TALi Digital managing director Glenn Smith said the trademark registration is a major milestone in the company’s ability to enter markets that present significant opportunities.
“Receiving a trademark in a high value jurisdiction such as China not only helps to protect our intellectual property but allows for increased partner discussions with reputable institutions and organisations in the country,” he said.
Game-based training and assessment
The TALi platform combines evidence-based proprietary algorithms inside game-based programs to assess and strengthen core cognitive performance in early childhood.
TALi Train is a training program that aims to strengthen a child’s ability to maintain concentration, improve learning at school, avoid distractions and prevent impulsive behaviour and fidgeting.
TALi Detect is a game-based tool that compiles a detailed attention profile, outlining attentional strengths and weaknesses and mapping the user’s abilities against an average result.

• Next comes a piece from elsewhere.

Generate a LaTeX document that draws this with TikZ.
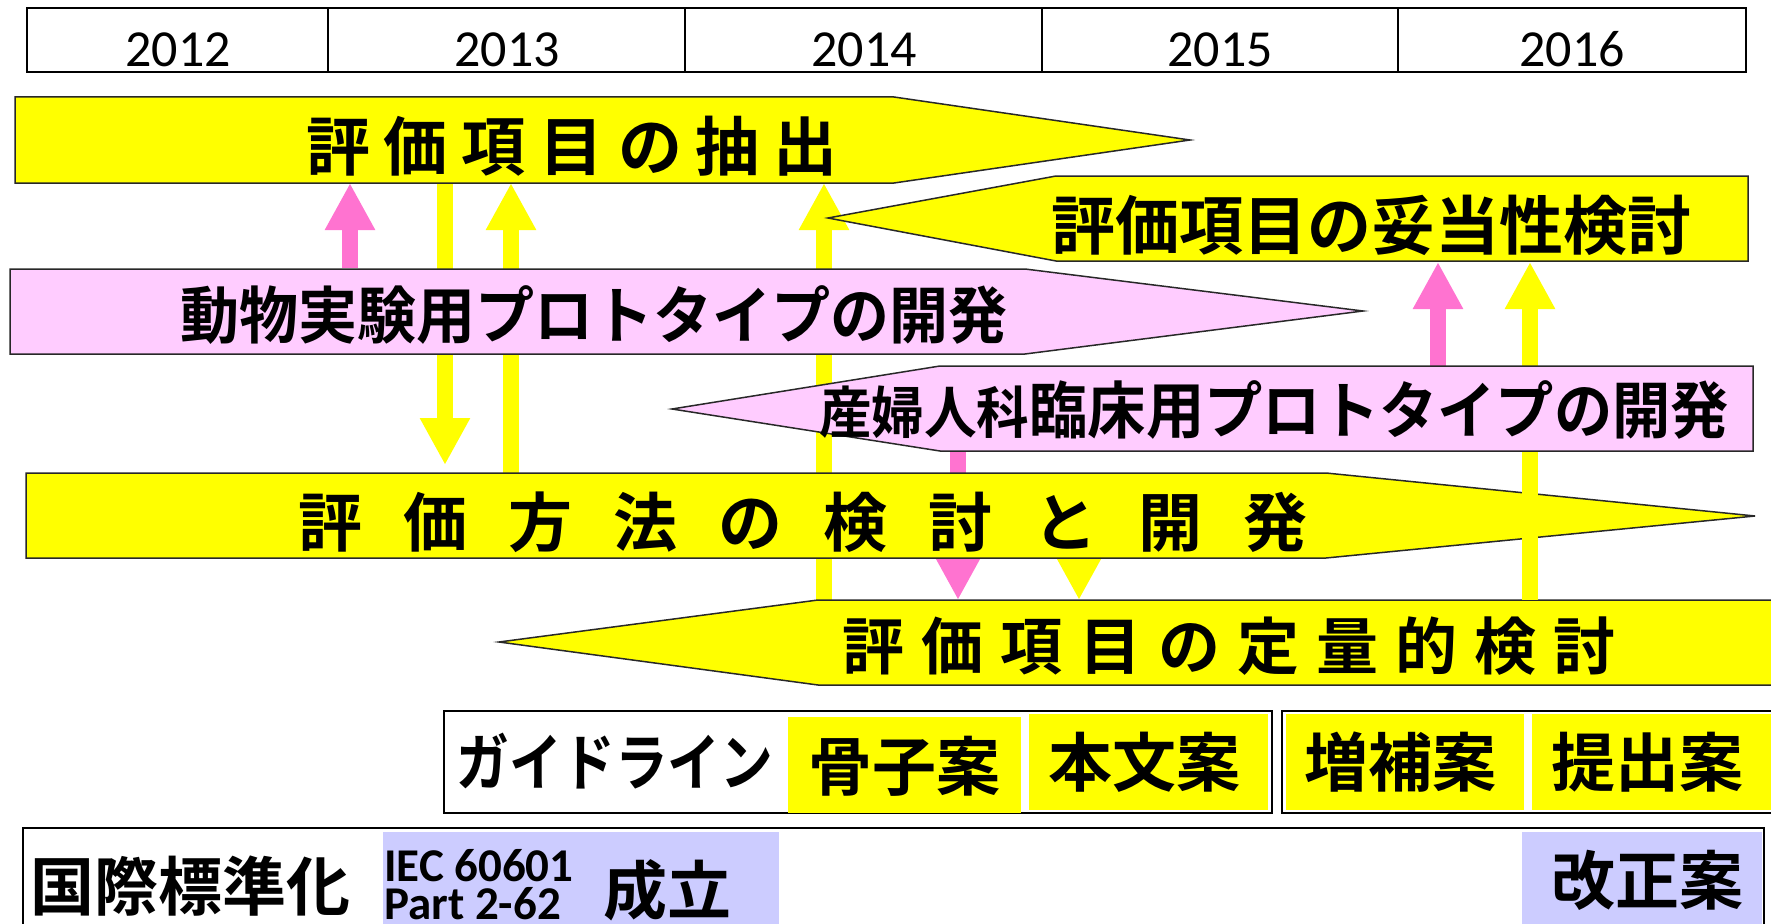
\documentclass[tikz,border=0pt]{standalone}
\usepackage{fontspec}
\usepackage{graphicx}
\usetikzlibrary{arrows.meta}
\newfontfamily\jpf{Noto Sans CJK JP}[BoldFont={Noto Sans CJK JP Bold}]
\newfontfamily\carf{Carlito}
\definecolor{yel}{RGB}{255,255,0}
\definecolor{pinkbox}{RGB}{255,204,255}
\definecolor{pinkarr}{RGB}{255,115,208}
\definecolor{lav}{RGB}{204,204,255}
\definecolor{edge}{RGB}{40,40,40}
\tikzset{
  jt/.style={font=\jpf\bfseries\fontsize{#1}{#1}\selectfont, inner sep=0pt},
  yeartxt/.style={font=\carf\fontsize{52}{52}\selectfont, inner sep=0pt, anchor=base},
  iectxt/.style={font=\carf\bfseries\fontsize{47}{47}\selectfont, inner sep=0pt, anchor=base west},
  shapebox/.style={draw=edge, line width=1.5pt, line join=miter},
  yarr/.style={draw=yel, line width=16pt, -{Triangle[length=47pt,width=47pt]}},
  parr/.style={draw=pinkarr, line width=16pt, -{Triangle[length=47pt,width=47pt]}},
  frame/.style={draw=black, line width=2.5pt},
}
\begin{document}
\begin{tikzpicture}[x=1pt,y=-1pt]
\useasboundingbox (0,0) rectangle (1771,923);
% ---------- year table ----------
\draw[line width=2pt] (27,8) rectangle (1746,72);
\foreach \x in {328,685,1042,1398} \draw[line width=1.5pt] (\x,8) -- (\x,72);
\node[yeartxt] (y2012) at (178,67) {2012};
\node[yeartxt] (y2013) at (507,67) {2013};
\node[yeartxt] (y2014) at (864,67) {2014};
\node[yeartxt] (y2015) at (1220,67) {2015};
\node[yeartxt] (y2016) at (1572,67) {2016};
% ---------- arrow end points ----------
\coordinate (a1s) at (350,268);  \coordinate (a1e) at (350,183);
\coordinate (a2s) at (445,183);  \coordinate (a2e) at (445,465);
\coordinate (a3s) at (511,473);  \coordinate (a3e) at (511,183);
\coordinate (a4s) at (824,600);  \coordinate (a4e) at (824,183);
\coordinate (a5s) at (958,451);  \coordinate (a5e) at (958,600);
\coordinate (a6s) at (1079,516); \coordinate (a6e) at (1079,600);
\coordinate (a7s) at (1438,366); \coordinate (a7e) at (1438,262);
\coordinate (a8s) at (1530,600); \coordinate (a8e) at (1530,262);
% arrows behind the boxes
\draw[parr] (a1s) -- (a1e);
\draw[yarr] (a2s) -- (a2e);
\draw[yarr] (a3s) -- (a3e);
\draw[yarr] (a4s) -- (a4e);
\draw[parr] (a5s) -- (a5e);
\draw[yarr] (a6s) -- (a6e);
% ---------- yellow arrow boxes ----------
\path[shapebox, fill=yel] (15,97) -- (894,97) -- (1190,140) -- (894,183) -- (15,183) -- cycle;
\path[shapebox, fill=yel] (1748,176) -- (1056,176) -- (828,218) -- (1056,261) -- (1748,261) -- cycle;
\path[shapebox, fill=yel] (26,473) -- (1326,473) -- (1755,516) -- (1326,558) -- (26,558) -- cycle;
\path[shapebox, fill=yel] (1790,600) -- (818,600) -- (499,642) -- (818,685) -- (1790,685) -- cycle;
% arrows in front of the yellow boxes
\draw[parr] (a7s) -- (a7e);
\draw[yarr] (a8s) -- (a8e);
% ---------- pink arrow boxes ----------
\path[shapebox, fill=pinkbox] (10,269) -- (1025,269) -- (1363,311) -- (1025,354) -- (10,354) -- cycle;
\path[shapebox, fill=pinkbox] (1753,366) -- (940,366) -- (672,409) -- (940,451) -- (1753,451) -- cycle;
% ---------- texts of the arrow boxes ----------
\node[jt=64] (t1) at (572,146) {評\kern14pt 価\kern14pt 項\kern14pt 目\kern14pt の\kern14pt 抽\kern14pt 出};
\node[jt=64] (t2) at (1371,225) {評価項目の妥当性検討};
\node[jt=62] (t3) at (594,315) {\scalebox{0.952}[1]{動物実験用プロトタイプの開発}};
\node[jt=62] (t4) at (1274,410) {\scalebox{0.94}[1]{\fontsize{56}{56}\selectfont 産婦人科\fontsize{62}{62}\selectfont 臨床用プロトタイプの開発}};
\node[jt=64] (t5) at (803,522) {評\kern41pt 価\kern41pt 方\kern41pt 法\kern41pt の\kern41pt 検\kern41pt 討\kern41pt と\kern41pt 開\kern41pt 発};
\node[jt=62] (t6) at (1229,646) {評\kern17pt 価\kern17pt 項\kern17pt 目\kern17pt の\kern17pt 定\kern17pt 量\kern17pt 的\kern17pt 検\kern17pt 討};
% ---------- guideline row ----------
\draw[frame] (444,711) rectangle (1272,813);
\draw[frame] (1282,711) rectangle (1790,813);
\fill[yel] (788,717) rectangle (1021,813);
\fill[yel] (1029,714) rectangle (1268,810);
\fill[yel] (1286,714) rectangle (1524,810);
\fill[yel] (1532,714) rectangle (1790,810);
\node[jt=62] (g0) at (615,761) {\scalebox{0.85}[1]{ガイドライン}};
\node[jt=64] (g1) at (904,766) {骨子案};
\node[jt=64] (g2) at (1144,762) {本文案};
\node[jt=64] (g3) at (1400,762) {増補案};
\node[jt=64] (g4) at (1647,762) {提出案};
% ---------- international standard row ----------
\draw[frame] (23,828) rectangle (1764,980);
\fill[lav] (383,832) rectangle (779,980);
\fill[lav] (1522,832) rectangle (1762,980);
\node[jt=64] (s0) at (190,886) {国際標準化};
\node[iectxt] (s1) at (384,881) {IEC 60601};
\node[iectxt] (s2) at (384,919) {Part 2-62};
\node[jt=64] (s3) at (667,890) {成立};
\node[jt=64] (s4) at (1647,880) {改正案};
\end{tikzpicture}
\end{document}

Last week, the company revealed findings from an early release program involving 1,000 Victorian primary school-aged children that detected almost 14% of participants may require attention enhancement assistance.
Market potential in China
TALi considers China as a potentially high value market for its TALi Detect and TALi Train products, since around one in every 100 children, or 1% of all children in the country have autism spectrum disorder.
According to the company, there are about 249 million children between the ages of zero to 14 in China, which equates to about 2.5 million children likely to have ASD that could potentially benefit from TALi’s technology.
The company has already built a language translation engine, which will allow for the seamless translation of all TALi programs initially to Mandarin.
The company said it will activate quality assurance with China-based personnel shortly so the deployment of TALi in Mandarin can commence “in line with the objectives of potential partners”.